Медик оценивающе окинула матроса своим цепким взором и беспощадно улыбнулась.
– А-а-а… все ясно. Тут у вас особый случай, как я погляжу…
– Особый, – кивнул Паша. – Случай…
Она открыла свою медицинскую сумку и достала одноразовый шприц немаленьких размеров. Порывшись, извлекла упаковку с ампулами какого-то обезболивающего препарата.
– Попу подставляй, матрос!
Матрос, ища защиты, вымученно посмотрел на своего командира роты, но Паша состроил каменное выражение лица, светящееся неприступностью и решимостью довести начатое дело до конца.
– Смелее! – задорно подсказала фельдшер.
– Может, не надо? У меня уже все прошло… – тихо и нерешительно промычал матрос.

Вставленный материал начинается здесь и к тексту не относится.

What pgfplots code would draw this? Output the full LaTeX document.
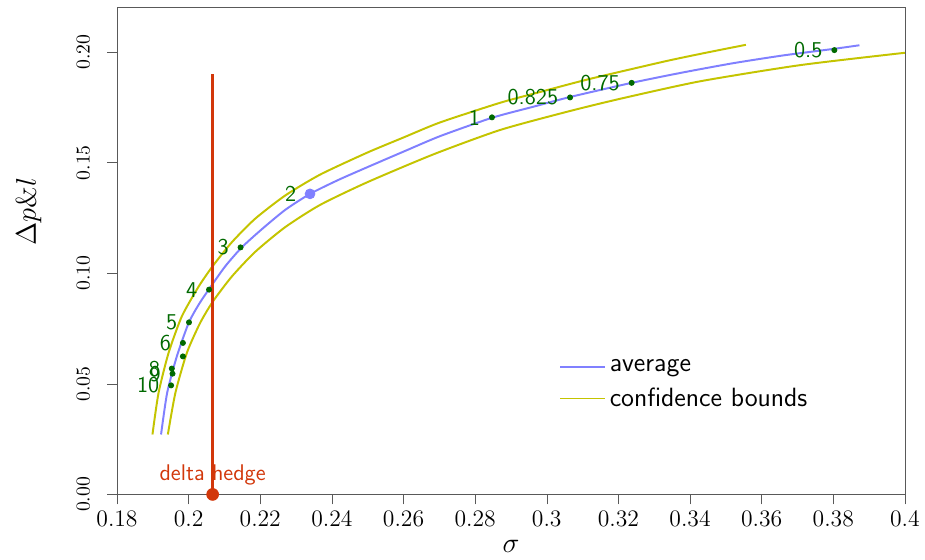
\documentclass[border=0pt]{standalone}
\usepackage{pgfplots}
\pgfplotsset{compat=1.18}
\definecolor{avgblue}{RGB}{128,128,255}
\definecolor{confy}{RGB}{196,196,0}
\definecolor{dgreen}{RGB}{0,105,0}
\definecolor{hred}{RGB}{210,55,10}
\begin{document}
\begin{tikzpicture}
\begin{axis}[
  scale only axis, width=400pt, height=247pt,
  xmin=0.18, xmax=0.4, ymin=0, ymax=0.22,
  xtick={0.18,0.2,0.22,0.24,0.26,0.28,0.3,0.32,0.34,0.36,0.38,0.4},
  ytick={0,0.05,0.1,0.15,0.2},
  tick pos=left, tick align=outside, major tick length=5pt,
  axis line style={black!65}, tick style={black!65},
  y tick label style={rotate=90, anchor=south},
  yticklabel shift=5.4pt,
  yticklabel style={/pgf/number format/fixed, /pgf/number format/fixed zerofill, /pgf/number format/precision=2},
  x tick label style={font=\fontsize{12.6}{14}\selectfont},
  xticklabel style={/pgf/number format/fixed, /pgf/number format/precision=2},
  xlabel={$\sigma$}, ylabel={$\Delta p\&l$},
  label style={font=\Large},
  ylabel style={at={(axis description cs:-0.112,0.581)}, anchor=center},
  legend style={at={(0.553,0.294)}, anchor=north west, draw=none, fill=none,
    row sep=2.6pt, font=\sffamily\fontsize{13.4}{16.5}\selectfont},
  legend cell align=left,
  legend image code/.code={\draw[#1] (0cm,0cm) -- (0.8cm,0cm);},
]
\addplot[avgblue, line width=1pt, smooth, tension=0.4] coordinates {
(0.1923,0.0271) (0.1940,0.0459) (0.1967,0.0624) (0.2000,0.0775) (0.2028,0.0858)
(0.2056,0.0926) (0.2102,0.1031) (0.2149,0.1118) (0.2205,0.1200) (0.2270,0.1287)
(0.2339,0.1359) (0.2418,0.1422) (0.2498,0.1479) (0.2600,0.1550) (0.2702,0.1620)
(0.2847,0.1703) (0.2960,0.1752) (0.3065,0.1797) (0.3237,0.1861) (0.3380,0.1908)
(0.3521,0.1950) (0.3660,0.1985) (0.3803,0.2015) (0.3873,0.2031)};
\addlegendentry{average}
\addplot[confy, line width=1pt, smooth, tension=0.4] coordinates {
(0.1899,0.0271) (0.1916,0.0459) (0.1944,0.0640) (0.1981,0.0805) (0.2028,0.0940)
(0.2068,0.1034) (0.2121,0.1141) (0.2186,0.1247) (0.2270,0.1352) (0.2367,0.1446)
(0.2498,0.1545) (0.2600,0.1614) (0.2702,0.1682) (0.2870,0.1771) (0.2982,0.1820)
(0.3084,0.1864) (0.3149,0.1890) (0.3335,0.1960) (0.3450,0.1999) (0.3556,0.2033)};
\addlegendentry{confidence bounds}
\addplot[confy, line width=1pt, smooth, tension=0.4, forget plot] coordinates {
(0.1942,0.0271) (0.1963,0.0459) (0.1995,0.0640) (0.2032,0.0775) (0.2068,0.0873)
(0.2121,0.0986) (0.2186,0.1097) (0.2270,0.1209) (0.2367,0.1309) (0.2498,0.1411)
(0.2684,0.1538) (0.2870,0.1648) (0.3056,0.1730) (0.3205,0.1789) (0.3428,0.1868)
(0.3707,0.1941) (0.4000,0.1997) (0.4190,0.2030)};
% labelled dots
\addplot[only marks, mark=*, mark size=1.3pt, color=dgreen, forget plot,
  point meta=explicit symbolic, nodes near coords,
  nodes near coords style={anchor=east, xshift=-2.5pt, text=dgreen,
    font=\sffamily\fontsize{11.5}{13}\selectfont}] coordinates {
(0.3803,0.2009)[0.5] (0.3237,0.1861)[0.75] (0.3065,0.1795)[0.825]
(0.2847,0.1705)[1] (0.2145,0.1117)[3] (0.2057,0.0926)[4] (0.2001,0.0778)[5]
(0.1984,0.0685)[6] (0.1953,0.0569)[8] (0.1955,0.0546)[9] (0.1951,0.0493)[10]};
\addplot[only marks, mark=*, mark size=1.3pt, color=dgreen, forget plot] coordinates {(0.1984,0.0624)};
\addplot[only marks, mark=*, mark size=2.5pt, color=avgblue, forget plot,
  point meta=explicit symbolic, nodes near coords,
  nodes near coords style={anchor=east, xshift=-3.5pt, text=dgreen,
    font=\sffamily\fontsize{11.5}{13}\selectfont}] coordinates {(0.2339,0.1359)[2]};
% delta hedge
\addplot[hred, line width=1.2pt, forget plot] coordinates {(0.2067,0) (0.2067,0.190)};
\addplot[only marks, mark=*, mark size=3pt, color=hred, forget plot,
  point meta=explicit symbolic, nodes near coords,
  nodes near coords style={anchor=south, yshift=1pt, text=hred,
    font=\sffamily\fontsize{11.5}{13}\selectfont}] coordinates {(0.2067,0)[delta hedge]};
\end{axis}
\pgfresetboundingbox
\path ([shift={(-59.4pt,-33pt)}]current axis.south west) rectangle ([shift={(10.2pt,4pt)}]current axis.north east);
\end{tikzpicture}
\end{document}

– Ничего не знаю. Снимай штаны!
Она подмигнула Шабалину, и тот краем рта, чтобы не увидел матрос, улыбнулся.
– Наталья, – спросил Федяев, – матрос вернется в строй?
– Всенепременно! – усмехнулась она. – Спасем мы вам матроса! Морская пехота своих не бросает! И этого болезного мы не бросим!
Сидоренко медленно снял шлем, расстегнул ремни бронежилета, и Хвостов помог ему снять броню. Потом матрос расстегнул брючный ремень и приспустил штаны, оголяя ягодицы. Холодный декабрьский ветер заставил его страдальчески поморщиться.
– О, – усмехнулась Наталья. – Такая попа спортивная, а показать стеснялся…
Она протерла ваткой со спиртом «мишенное поле» и с силой воткнула туда иголку. Матрос приглушенно вскрикнул.
– Готово! – звонко доложила фельдшер. – Минут через двадцать подействует. Эффект на острие иглы…
Матрос вымученно кивнул.
– Здесь стой, – сказала ему фельдшер. – Чтобы я видела, как у тебя идет процесс выздоровления.
– На огневом рубеже военнослужащие находятся в средствах защиты! – громко напомнил Шабалин.
Матрос медленно начал надевать бронежилет, умудряясь напялить его на себя задом наперед. Миша Хвостов рывком поправил его, помог застегнуть ремни и водрузил на голову матроса защитный шлем.